Investing.com — UBS initiated coverage of Palantir Technologies (NASDAQ:PLTR) with a Neutral rating and an $80 price target in a research note Thursday, citing strong fundamentals but a valuation that poses challenges.
UBS notes that the stock is currently trading at 49x revenue and 124x free cash flow (FCF) on 2025 estimates, making it difficult for the bank to recommend an immediate buy despite its impressive potential in the AI-data space.
“The main thing keeping us on the sidelines is valuation, which at 49x revs and 124x FCF on 2025 estimates was simply tough to get over,” they wrote.
UBS analysts explained that Palantir is well-positioned for AI-driven growth, describing it as a “key AI-data winner.”

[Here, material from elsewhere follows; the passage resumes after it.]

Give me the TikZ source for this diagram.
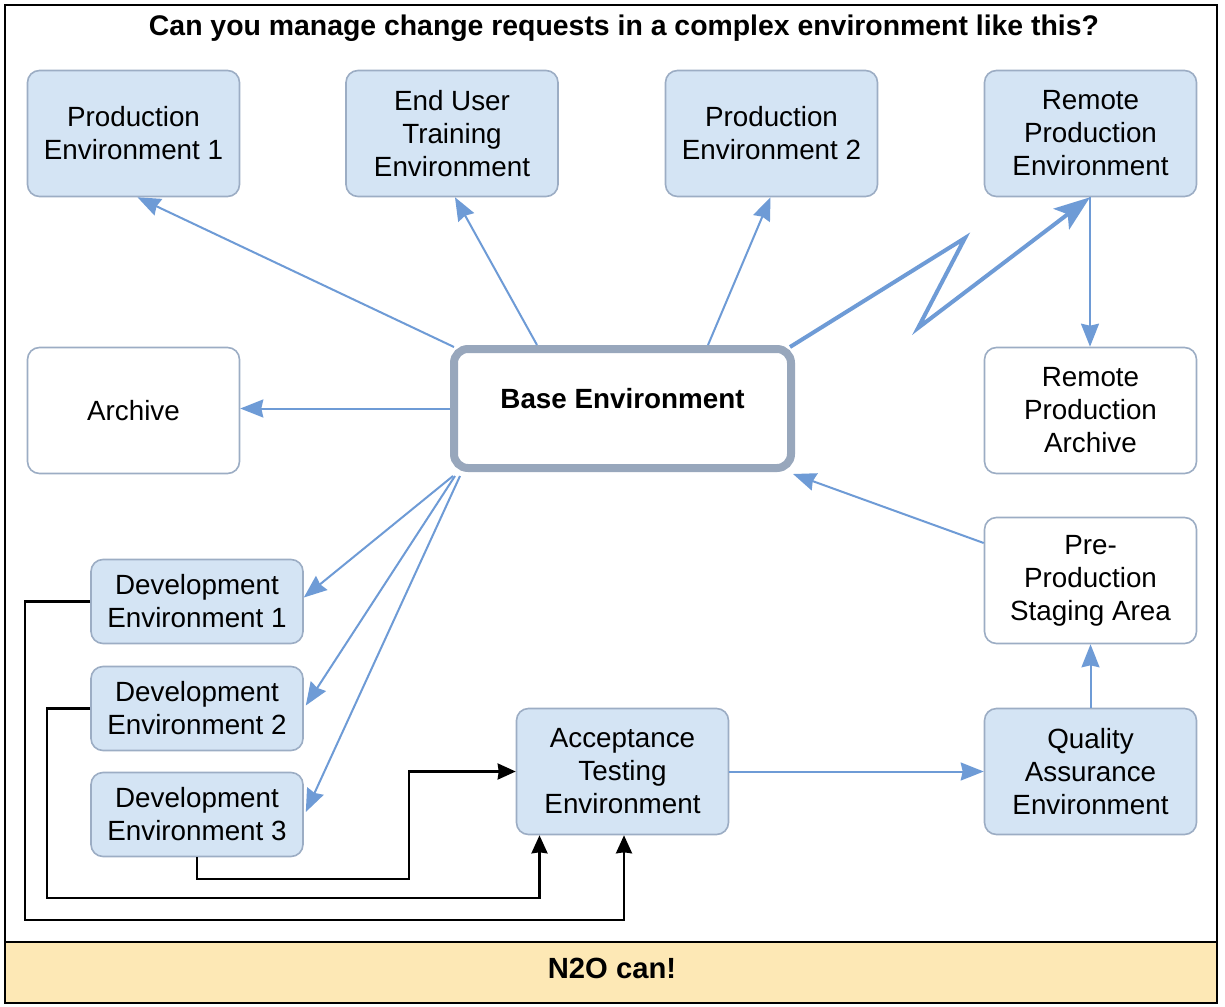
\documentclass[tikz,border=0pt]{standalone}
\usepackage{fontspec}
\setmainfont{Liberation Sans}
\usetikzlibrary{arrows.meta}
\definecolor{envfill}{HTML}{D4E4F4}
\definecolor{envline}{HTML}{9CADC4}
\definecolor{arrblue}{HTML}{6E9BD6}
\definecolor{baseline}{HTML}{98A7BC}
\definecolor{bandfill}{HTML}{FDE8B5}
\tikzset{
  txt/.style={font=\fontsize{13.9pt}{16.5pt}\selectfont, align=center},
  envbox/.style={txt, draw=envline, fill=envfill, line width=0.8pt, rounded corners=6pt,
    minimum width=106pt, minimum height=63pt, inner sep=0pt},
  wbox/.style={envbox, fill=white},
  devbox/.style={envbox, minimum height=42pt},
  basebox/.style={txt, draw=baseline, line width=4pt, rounded corners=7pt, fill=white,
    minimum width=168.5pt, minimum height=59.5pt, inner sep=0pt},
  barrow/.style={draw=arrblue, line width=1pt, -{Stealth[length=11.5pt,width=9pt,inset=1pt]}},
  zarrow/.style={draw=arrblue, line width=2pt, -{Stealth[length=18pt,width=13pt,inset=4pt]}},
  karrow/.style={draw=black, line width=1.2pt, -{Stealth[length=9pt,width=8pt,inset=0.5pt]}},
  titletxt/.style={font=\fontsize{14.2pt}{16.5pt}\selectfont\bfseries},
}
\begin{document}
\begin{tikzpicture}[x=0.5pt,y=-0.5pt]
\useasboundingbox (0,0) rectangle (1225,1006);
% frame and band
\draw[line width=1pt, fill=white] (5,5) rectangle (1217,1003);
\draw[line width=1pt, fill=bandfill] (5,942) rectangle (1217,1003);
\node[titletxt] (title) at (624,28) {Can you manage change requests in a complex environment like this?};
\node[titletxt, font=\fontsize{14.6pt}{16.5pt}\selectfont\bfseries] (can) at (612,968) {N2O can!};
% nodes
\node[envbox] (p1) at (133.5,133.5) {Production\\Environment 1};
\node[envbox] (eut) at (452,133.5) {End User\\Training\\Environment};
\node[envbox] (p2) at (771.5,133.5) {Production\\Environment 2};
\node[envbox] (rp) at (1090.5,133.5) {Remote\\Production\\Environment};
\node[wbox] (arch) at (133.5,410.5) {Archive};
\node[basebox] (base) at (622.5,408.5) {\raisebox{4.75pt}[\height][\depth]{\textbf{Base Environment}}};
\node[wbox] (rpa) at (1090.5,410.5) {Remote\\Production\\Archive};
\node[wbox] (pps) at (1090.5,580.5) {Pre-\\Production\\Staging Area};
\node[envbox] (qa) at (1090.5,771.5) {Quality\\Assurance\\Environment};
\node[envbox] (at) at (622.5,771.5) {Acceptance\\Testing\\Environment};
\node[devbox] (d1) at (197,601.5) {Development\\Environment 1};
\node[devbox] (d2) at (197,708.5) {Development\\Environment 2};
\node[devbox] (d3) at (197,814.5) {Development\\Environment 3};
% blue connectors
\draw[barrow] ([xshift=2pt,yshift=-1pt]base.north west) -- ([xshift=2pt]p1.south);
\draw[barrow] ([xshift=43.5pt]base.north west) -- ([xshift=1.5pt]eut.south);
\draw[barrow] ([xshift=42.75pt]base.north) -- ([xshift=-0.5pt]p2.south);
\coordinate (z1) at (965,238);
\coordinate (z2) at (918,328);
\draw[zarrow] ([xshift=-2.5pt,yshift=-1pt]base.north east) -- (z1) -- (z2) -- ([xshift=-0.25pt]rp.south);
\draw[barrow] ([xshift=-0.25pt]rp.south) -- ([xshift=-0.25pt]rpa.north);
\draw[barrow] (base.west) -- (base.west -| arch.east);
\draw[barrow] ([yshift=18.75pt]pps.west) -- ([xshift=-1pt,yshift=-1pt]base.south east);
\draw[barrow] (qa.north) -- (pps.south);
\draw[barrow] (at.east) -- (qa.west);
\draw[barrow] ([xshift=1.5pt,yshift=-2pt]base.south west) -- ([yshift=2pt]d1.east);
\draw[barrow] ([xshift=2.5pt,yshift=-2pt]base.south west) -- ([xshift=1pt,yshift=1.5pt]d2.east);
\draw[barrow] ([xshift=5pt,yshift=-2pt]base.south west) -- ([xshift=1pt,yshift=1.25pt]d3.east);
% black connectors
\coordinate (c1) at (25,920);
\coordinate (c2) at (47,898);
\coordinate (c3) at (409,879);
\draw[karrow] (d1.west) -| (c1) -| ([xshift=0.75pt]at.south);
\draw[karrow] (d2.west) -| (c2) -| ([xshift=-41.5pt]at.south);
\draw[karrow] (d3.south) |- (c3) |- (at.west);
\end{tikzpicture}
\end{document}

They highlight positive feedback from 17 large Palantir customers, praising the value derived from the Foundry and AIP platforms, particularly in supply chain optimization.
The “DIY AI” trend further supports Palantir’s capabilities, with potential for expanding use cases beyond its current focus, according to the bank.
UBS projects revenue growth of 28% in 2025 and 25% in 2026, above Street consensus.
However, the stock’s valuation remains a significant hurdle for the analysts.
UBS acknowledges that Palantir deserves a premium due to its role in transformative tech shifts like AI-data integration, but a 49x revenue multiple is steep even in this context. Analysts prefer to “stay patient for a better entry point.”
Despite the challenges, Palantir’s fundamentals have driven substantial investor interest, with shares up 333% year-to-date and gaining traction among institutional investors.
UBS believes the company’s strong margins and accelerating revenue growth warrant close monitoring.